In 2016, we partnered with the Wisconsin Nurses Association to develop a Wisconsin model of patient-centered team-based care to drive health care transformation that moves toward value-based care, better patient health and safety, and improved population health. We are currently disseminating and assessing implementation of this model with the Wisconsin Heart Health Community of Practice. If you would like to connect with the Wisconsin Heart Health Community of Practice, contact Anne Gargano Ahmed 608-261-7826.

Medication therapy management (MTM) is a distinct service to ensure the best therapeutic outcomes for patients. It includes five core elements:

  • Medication therapy review
  • Personal medication record
  • Medication-related action plan
  • Intervention or referral
  • Documentation and follow-up

MTM has been shown to lower blood pressure, cholesterol, and improve medication adherence. In Wisconsin, MTM is a covered benefit for Medicaid-eligible members. Eligible members receive a comprehensive medical review/assessment (CMR/A). We work closely with the Pharmacy Society of Wisconsin (PSW) and their Wisconsin Pharmacy Quality Collaborative (WPQC) program to engage pharmacists in the promotion of MTM and lifestyle modification. The Pharmacy Society of Wisconsin provides professional training, toolkits, and technical assistance to 250+ accredited pharmacies and nearly 500 certified pharmacists across Wisconsin.

Community health workers (CHWs) are frontline, culturally competent, public health workers who serve as a bridge between underserved communities and healthcare systems. They are from, or have a close understanding of, the communities served. We support the advancement of a statewide community health worker network, training and apprenticeships, and engage with the Wisconsin Public Health Association's Community Health Worker Section. We also promote sustainability of care models for hypertension and cholesterol that engage CHWs. Collaborative partners include organizations utilizing the Pathways Community HUB model, like UniteMKE in Milwaukee and Great Rivers HUB in La Crosse.

Self-measured blood pressure monitoring involves an individual's regular use of personal blood pressure monitoring devices to assess and record blood pressure across different points in time outside of a clinical setting. There is strong evidence that self-measured blood pressure monitoring with clinical support helps people with hypertension lower their blood pressure. Clinical support should occur before, during, and after a health care appointment, and may include instructing clients on how to measure their blood pressure with a home device, helping individuals with medication access and management, leading their own care, and emotional management. Services should consider individuals' perspectives and be tailored to their needs.

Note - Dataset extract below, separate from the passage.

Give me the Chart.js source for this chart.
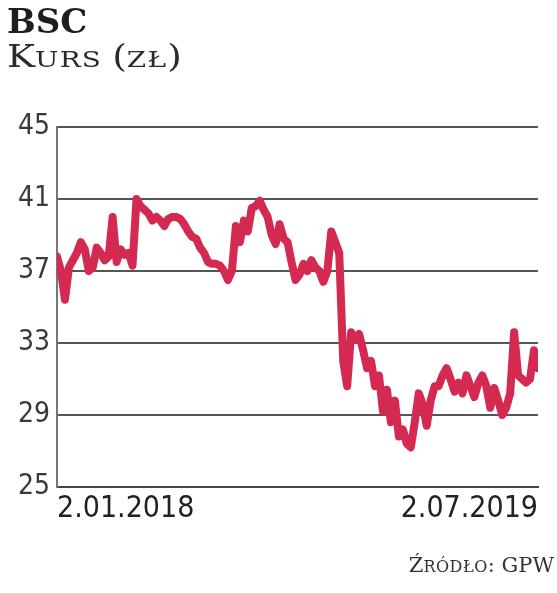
<!DOCTYPE html>
<html>
<head>
<meta charset="utf-8">
<script src="https://cdn.jsdelivr.net/npm/chart.js@4.4.1/dist/chart.umd.min.js"></script>
<style>
  html, body { margin: 0; padding: 0; background: #fff; }
  #wrap { position: relative; width: 557px; height: 593px; overflow: hidden; }
  #c { position: absolute; left: 0; top: 0; }
  .t1 { position: absolute; left: 7px; top: 1px; font-family: "DejaVu Serif", serif; font-weight: bold; font-size: 34px; line-height: 40px; color: #1e1e1e; }
  .t2 { position: absolute; left: 7px; top: 38px; font-family: "DejaVu Serif", serif; font-size: 31px; line-height: 36px; color: #2a2a2a; white-space: nowrap; transform: scaleX(1.21); transform-origin: 0 0; }
  .t2 .sc { font-size: 23px; text-transform: uppercase; letter-spacing: 1px; }
  .src { position: absolute; right: 3px; top: 552px; font-family: "DejaVu Serif", serif; font-size: 21px; line-height: 26px; color: #333; white-space: nowrap; }
  .src .sc { font-size: 16px; text-transform: uppercase; letter-spacing: 0.5px; }
</style>
</head>
<body>
<div id="wrap">
  <canvas id="c" width="557" height="593"></canvas>
  <div class="t1">BSC</div>
  <div class="t2">K<span class="sc">urs </span>(<span class="sc">zł</span>)</div>
  <div class="src">Ź<span class="sc">ródło</span>: GPW</div>
</div>
<script>
// Closing prices (zł), BSC, 2.01.2018 – 2.07.2019
const prices = [
  37.8, 37.0, 35.4, 37.2, 37.6, 38.0, 38.6, 38.2, 37.0, 37.2,
  38.3, 38.0, 37.6, 37.8, 40.0, 37.5, 38.2, 37.9, 38.0, 37.3,
  41.0, 40.6, 40.4, 40.2, 39.8, 40.0, 39.8, 39.5, 39.9, 40.0,
  40.0, 39.9, 39.6, 39.2, 38.9, 38.8, 38.3, 38.0, 37.5, 37.4,
  37.4, 37.3, 37.0, 36.5, 37.0, 39.5, 38.6, 39.8, 39.2, 40.5,
  40.6, 40.9, 40.4, 40.0, 39.0, 38.5, 39.6, 38.8, 38.6, 37.5,
  36.5, 36.8, 37.4, 37.0, 37.6, 37.2, 37.0, 36.4, 37.0, 39.2,
  38.6, 38.0, 32.0, 30.6, 33.6, 33.2, 33.5, 32.6, 31.6, 32.0,
  30.6, 31.2, 29.2, 30.4, 28.6, 29.8, 27.8, 28.2, 27.4, 27.2,
  28.6, 30.2, 29.6, 28.4, 29.8, 30.6, 30.6, 31.2, 31.6, 31.0,
  30.3, 30.8, 30.2, 31.2, 30.6, 30.0, 30.8, 31.2, 30.6, 29.4,
  30.5, 29.8, 29.0, 29.4, 30.2, 33.6, 31.2, 31.0, 30.8, 31.0,
  32.6, 31.6
];
const dateLabels = ['2.01.2018', '2.07.2019'];
const yTicks = [25, 29, 33, 37, 41, 45];

const points = prices.map((v, i) => ({ x: i, y: v }));
const lastIdx = prices.length - 1;

new Chart(document.getElementById('c'), {
  type: 'line',
  data: {
    datasets: [{
      data: points,
      borderColor: '#d42a52',
      borderWidth: 8,
      pointRadius: 0,
      tension: 0,
      borderJoinStyle: 'round',
      borderCapStyle: 'round'
    }]
  },
  options: {
    responsive: false,
    animation: false,
    devicePixelRatio: 1,
    layout: { padding: { left: 0, right: 19, top: 127, bottom: 0 } },
    plugins: { legend: { display: false }, tooltip: { enabled: false } },
    scales: {
      x: {
        type: 'linear',
        min: 0,
        max: lastIdx,
        afterBuildTicks: (s) => { s.ticks = [{ value: 0 }, { value: lastIdx }]; },
        afterFit: (s) => { s.height = 106; },
        grid: { display: false, drawTicks: false },
        border: { display: true, color: '#444', width: 2 },
        ticks: {
          autoSkip: false,
          maxRotation: 0,
          align: 'inner',
          padding: 4,
          color: '#222',
          font: { family: '"Liberation Sans Narrow", "DejaVu Sans Condensed", sans-serif', size: 30 },
          callback: (v) => (v === 0 ? dateLabels[0] : dateLabels[1])
        }
      },
      y: {
        min: 25,
        max: 45,
        afterBuildTicks: (s) => { s.ticks = yTicks.map(v => ({ value: v })); },
        afterFit: (s) => { s.width = 57; },
        grid: { color: '#555', lineWidth: 2, drawTicks: false },
        border: { display: true, color: '#777', width: 2 },
        ticks: {
          padding: 7,
          color: '#3a3a3a',
          font: { family: '"Liberation Sans Narrow", "DejaVu Sans Condensed", sans-serif', size: 28 }
        }
      }
    }
  }
});
</script>
</body>
</html>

We partnered with MetaStar, a Wisconsin quality improvement organization, to develop and promote self-measured blood pressure trainings for providers and patients.

Along with the American Heart Association, we promote the use of Check. Change. Control., an evidence-based hypertension management program that utilizes self-measured blood pressure monitoring to empower patients in ownership of their cardiovascular health.

Cardiac rehabilitation is a program to improve health following a cardiac-related event or procedure. Optimal programs have 36 one-hour sessions that include team-based, supervised exercise training; education and skills development for healthy living; and counseling on stress and other psychosocial factors. Despite numerous benefits of cardiac rehabilitation, only 56% of Wisconsin adults who survived a heart attack report receiving cardiac rehabilitation. Our program reduces barriers to cardiac rehabilitation enrollment in order to meet the national Million Hearts 2022 goal of 70% participation for eligible patients.

Currently, we partner with community health workers through the Great Rivers HUB and Scenic Bluffs Community Health Centers in La Crosse, and Gerald L. Ignace Indian Health Center in Milwaukee to enhance referral, participation, and adherence to cardiac rehabilitation programs.

We also encourage using the Centers for Disease Control and Prevention's Cardiac Rehabilitation: Change Package for anyone interested in improving cardiac rehabilitation utilization and optimization.